13 January 2012

The Bain of his candidacy

Gingrich's scorched-earth campaign against Romney, using Bain Capital as its chief weapon of mass destruction, has implications beyond just Romney's candidacy or the 2012 election. Romney and much of the Republican establishment have denounced this line of attack as an expression of "envy" and as anti-capitalist, but as William Galston observes:

Most citizens make an intuitive distinction between business activities that add value to workers and the economy (running an auto company, for example, as Romney’s father did) and those that shuffle paper to the advantage only of the shufflers.

Or, to use my own terms, the distinction between productive capitalism and the financial parasite class. Even teabaggers harbor an inchoate suspicion of the latter, however much they've been manipulated to serve its interests in practice. What Gingrich has done is to drag this issue into the open and make it explicit. None of this critique is new to us. But it's now coming from a source to which non-liberals are more inclined to give a hearing.

The attack could cost Romney the nomination. More and more Republican establishment figures are sternly warning Gingrich that his line of attack on Romney is unacceptable and must stop. Predictably, this has been followed by a shift of rank-and-file South Carolina Republican voters away from Romney, who now shows as almost tied with Gingrich there. The attacks do resonate with many of them, who are likely to be suspicious of what looks like a clumsy effort to silence the messenger.

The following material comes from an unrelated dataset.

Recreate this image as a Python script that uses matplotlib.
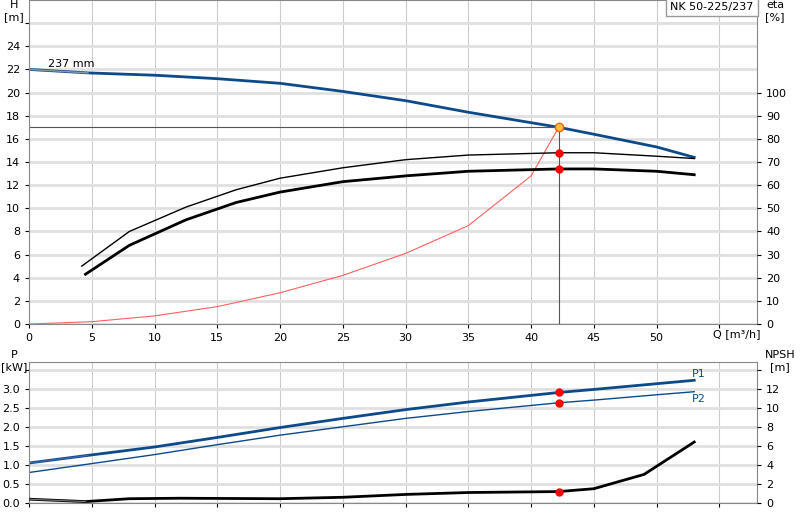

Still, Romney will probably be the nominee, if only because those who reject him still can't unite behind a single candidate. But he'll be all the more vulnerable to the Democrats' natural line of attack. Anyone who wants to fend it off by screaming "socialist" will need to explain how Gingrich is a socialist.

Beyond that, the whole issue of the financial parasite class is now being made an explicit election issue in a way it never has been before. If it brings Romney down, then the core raison d'être of the traditional non-theocratic Republican establishment -- the continued subjugation of America to that class, disguised by free-market rhetoric and whatever other squid-ink works best at any given time -- will become much tougher to pursue.

Gingrich is no working-class hero for doing this. His motive seems to be rage at Romney for defeating him in Iowa. The Republicans have embraced the politics of resentment and vindictiveness and exclusion, and now they are destroying each other.

The full 28-minute film on Bain and Romney can be viewed here.

9 Comments:

Blogger Jack Jodell said...

Romney is definitely a member of the "financial parasite class" and the attacks on him over his performance at Bain are entirely correct and justified. It disgusts me the way some right-wingers have started to attack Gingrich, Perry and Palin for their very valid criticisms of Romney, and how those same right-wingers have tried to marginalize those 3 over it. Not that I am a convert to their every belief, as I'm definitely not, but their criticisms are entirely true.

13 January, 2012 10:06  
Blogger Jerry Critter said...

The republicans are providing Obama all the ammunition he needs to kick their asses in the Fall.

13 January, 2012 11:00  
Blogger Infidel753 said...

JJ: They don't like people from within the fold ripping the camouflage off their game, that's for sure.

JC: And rarely have there been asses so badly in need of kicking.

13 January, 2012 11:53  
Anonymous Anonymous said...

Everyone, no matter how vile, has at least one redeeming value. This is Newt's.

13 January, 2012 20:36  
Blogger Ranch Chimp said...

Romney the man this week, eh? ... must be the nice haircut : )

13 January, 2012 23:23  
Blogger Infidel753 said...

Anon: Yes, the liberated America of the future should name something in his honor. Maybe a species of venomous toad.

RC: Well, a man with $250 million should be able to afford a decent barber.....

14 January, 2012 03:41  
Blogger Shaw Kenawe said...

It's telling, isn't it, that Rmoney hasn't released his income tax returns yet--if he ever will.

Is there something about his income that he doesn't want the 99 percenters to know?

Perhaps Willard should go to a quiet room and think about this.

PS. I've linked to this very fine post on my latest blogpost.

14 January, 2012 07:58  
Blogger Green Eagle said...

I just want to point out how much the #occupy movement had to do with turning the discussion from the phony horrors of the budget deficit, to the disparity of wealth in the country- something for which Romney is the poster bad guy. We tend to assume that the #Occupy people haven't accomplished much so far, but we owe them a big thank you for setting up a context in which Romney is almost a caricature of evil.

14 January, 2012 18:36  
Blogger Malcolm said...

It's funny how quickly Newt Gingrich's fortunes changed over the past month or so. I think he realizes he can't win and is only doing the anti-Romney stuff in an effort to smear Romney as much as possible before his own ship sinks.

The story of Romney's involvement with Bain isn't going away. It's going to hang around his neck like a piece of Kryptonite. Unfortunately for him, I don't think there'll be an Eve Teschmacher around to remove the necklace.